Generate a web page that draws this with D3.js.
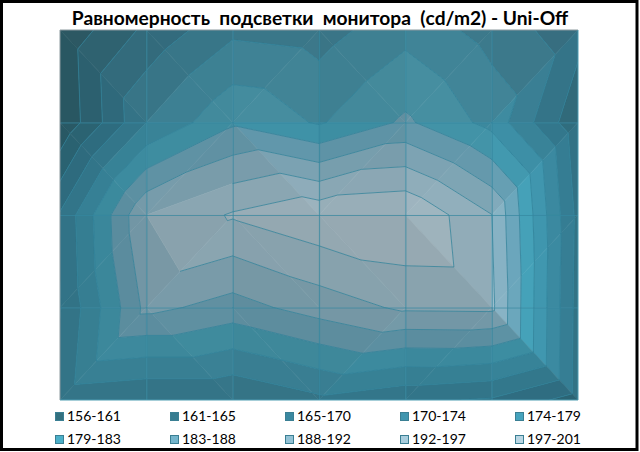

---

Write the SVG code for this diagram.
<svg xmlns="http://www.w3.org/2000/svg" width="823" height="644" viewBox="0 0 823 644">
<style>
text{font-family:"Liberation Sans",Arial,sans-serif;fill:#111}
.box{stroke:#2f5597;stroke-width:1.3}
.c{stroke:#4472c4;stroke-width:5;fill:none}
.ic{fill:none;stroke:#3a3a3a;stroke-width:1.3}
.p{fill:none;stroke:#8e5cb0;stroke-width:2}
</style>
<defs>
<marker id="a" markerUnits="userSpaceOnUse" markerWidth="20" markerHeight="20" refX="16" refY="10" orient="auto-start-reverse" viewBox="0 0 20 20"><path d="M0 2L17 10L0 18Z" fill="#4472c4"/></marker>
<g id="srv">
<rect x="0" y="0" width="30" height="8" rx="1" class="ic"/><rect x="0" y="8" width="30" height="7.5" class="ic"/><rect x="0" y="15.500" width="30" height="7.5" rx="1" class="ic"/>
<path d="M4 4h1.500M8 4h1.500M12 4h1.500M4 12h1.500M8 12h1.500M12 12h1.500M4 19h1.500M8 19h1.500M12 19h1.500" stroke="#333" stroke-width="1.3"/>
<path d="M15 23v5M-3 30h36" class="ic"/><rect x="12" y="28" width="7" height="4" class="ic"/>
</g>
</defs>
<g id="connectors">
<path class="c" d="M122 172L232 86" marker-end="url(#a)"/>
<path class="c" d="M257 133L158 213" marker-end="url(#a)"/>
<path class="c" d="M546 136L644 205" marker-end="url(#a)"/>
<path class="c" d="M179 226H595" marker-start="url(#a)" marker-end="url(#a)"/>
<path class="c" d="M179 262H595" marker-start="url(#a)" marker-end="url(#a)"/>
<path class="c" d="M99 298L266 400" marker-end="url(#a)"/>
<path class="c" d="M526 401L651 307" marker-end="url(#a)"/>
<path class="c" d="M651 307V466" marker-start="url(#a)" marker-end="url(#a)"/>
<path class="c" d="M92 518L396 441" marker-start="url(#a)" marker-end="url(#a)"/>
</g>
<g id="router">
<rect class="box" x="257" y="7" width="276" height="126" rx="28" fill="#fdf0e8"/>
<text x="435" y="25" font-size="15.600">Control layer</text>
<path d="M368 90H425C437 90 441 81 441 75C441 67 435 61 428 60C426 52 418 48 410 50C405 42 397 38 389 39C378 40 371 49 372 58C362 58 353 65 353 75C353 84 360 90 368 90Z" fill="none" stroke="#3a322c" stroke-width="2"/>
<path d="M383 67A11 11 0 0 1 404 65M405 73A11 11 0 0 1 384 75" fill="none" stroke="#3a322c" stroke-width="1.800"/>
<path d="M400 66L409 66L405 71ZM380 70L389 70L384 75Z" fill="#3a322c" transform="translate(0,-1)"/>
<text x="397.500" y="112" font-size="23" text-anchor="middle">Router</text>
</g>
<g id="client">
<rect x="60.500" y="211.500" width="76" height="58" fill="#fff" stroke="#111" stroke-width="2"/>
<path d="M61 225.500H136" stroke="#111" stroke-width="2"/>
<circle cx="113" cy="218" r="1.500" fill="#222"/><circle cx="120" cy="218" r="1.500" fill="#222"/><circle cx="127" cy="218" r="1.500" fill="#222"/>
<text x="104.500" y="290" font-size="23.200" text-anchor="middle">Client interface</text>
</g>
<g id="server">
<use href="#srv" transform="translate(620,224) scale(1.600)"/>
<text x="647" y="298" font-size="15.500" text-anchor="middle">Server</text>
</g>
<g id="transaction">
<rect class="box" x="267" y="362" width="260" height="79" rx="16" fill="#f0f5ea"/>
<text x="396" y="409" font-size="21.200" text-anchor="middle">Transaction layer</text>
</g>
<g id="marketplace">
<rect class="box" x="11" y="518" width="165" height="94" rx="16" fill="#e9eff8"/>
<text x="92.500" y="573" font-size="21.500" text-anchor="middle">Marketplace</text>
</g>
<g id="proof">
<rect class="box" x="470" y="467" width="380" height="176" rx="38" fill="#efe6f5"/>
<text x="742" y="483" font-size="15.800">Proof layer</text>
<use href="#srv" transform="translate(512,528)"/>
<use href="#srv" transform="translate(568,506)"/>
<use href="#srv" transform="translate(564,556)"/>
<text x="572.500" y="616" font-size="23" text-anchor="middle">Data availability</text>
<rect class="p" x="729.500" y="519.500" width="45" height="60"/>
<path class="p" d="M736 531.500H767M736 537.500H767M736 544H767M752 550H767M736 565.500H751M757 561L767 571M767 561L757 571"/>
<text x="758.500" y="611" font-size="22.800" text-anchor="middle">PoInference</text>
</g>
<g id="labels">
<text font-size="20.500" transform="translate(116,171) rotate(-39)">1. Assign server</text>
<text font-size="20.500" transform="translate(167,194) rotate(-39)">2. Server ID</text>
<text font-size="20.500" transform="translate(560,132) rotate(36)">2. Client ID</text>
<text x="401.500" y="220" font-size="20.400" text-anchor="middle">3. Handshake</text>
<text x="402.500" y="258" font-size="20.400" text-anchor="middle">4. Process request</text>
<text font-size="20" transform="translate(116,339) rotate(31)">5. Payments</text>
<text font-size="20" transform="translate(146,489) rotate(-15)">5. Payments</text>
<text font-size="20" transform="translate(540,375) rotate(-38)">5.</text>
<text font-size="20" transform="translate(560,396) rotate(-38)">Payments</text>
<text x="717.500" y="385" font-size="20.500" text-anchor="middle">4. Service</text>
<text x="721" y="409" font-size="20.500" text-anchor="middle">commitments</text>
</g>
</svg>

» Work required
From the records above, pull out every line containing the word "this".

» Exercise response
Generate a web page that draws this with D3.js.
Write the SVG code for this diagram.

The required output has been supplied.